E’ quindi qui, nei vari ordinamenti nazionali, che la questione si complica e, se vogliamo parlare dell’Italia, si aggrava pesantemente. La scienza e la giustizia “ricercano” la verità in maniera diversa, ma non sono compartimenti stagni. Comunicano attraverso i periti, che vengono chiamati dalle parti o dal giudice stesso e il nodo, che rende particolarmente vulnerabile il sistema italiano - come abbiamo potuto riscontrare negli ultimi anni proprio in tema di vaccini - sta nella qualità dei periti e nei criteri attraverso i quali agli elementi da loro presentati viene attribuito il crisma di “scientificità”. Un problema grave, che aveva approfondito Daniela Ovadia su queste pagine in un bell’articolo del maggio del 2015, che consigliamo di rileggere.

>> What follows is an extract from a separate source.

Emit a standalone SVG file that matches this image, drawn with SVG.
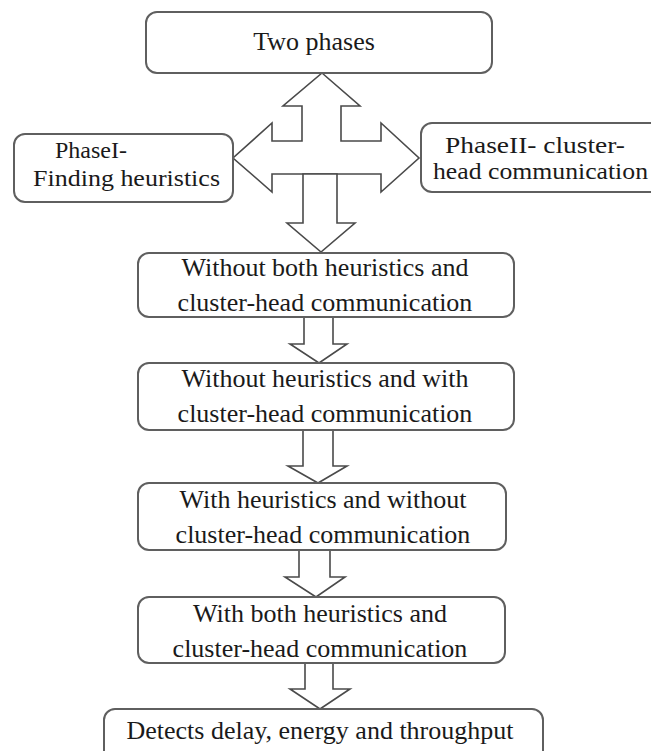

La sentenza della Corte di Giustizia dell’Unione Europea sul caso del signor W. non chiama alla rassegnazione sull’ineluttabilità e l’insindacabilità di sentenze gravi come quelle che in Italia avevano riconosciuto un nesso causale inesistente tra vaccini e autismo, ma chiama piuttosto all’azione per la revisione, ad esempio, dei criteri per essere ammessi agli albi dei periti presso i tribunali, dato che oggi per farne parte è sufficiente una laurea in una materia affine a quella della quale ci si vuole occupare, o per l’adozione di criteri più rigidi e corretti per classificare una prova scientifica: su tutti il Frye Standard e il Daubert Standard, applicati negli Stati Uniti, in base ai quali le prove portate da Vannoni nel caso Stamina non sarebbero mai state giudicate ammissibili.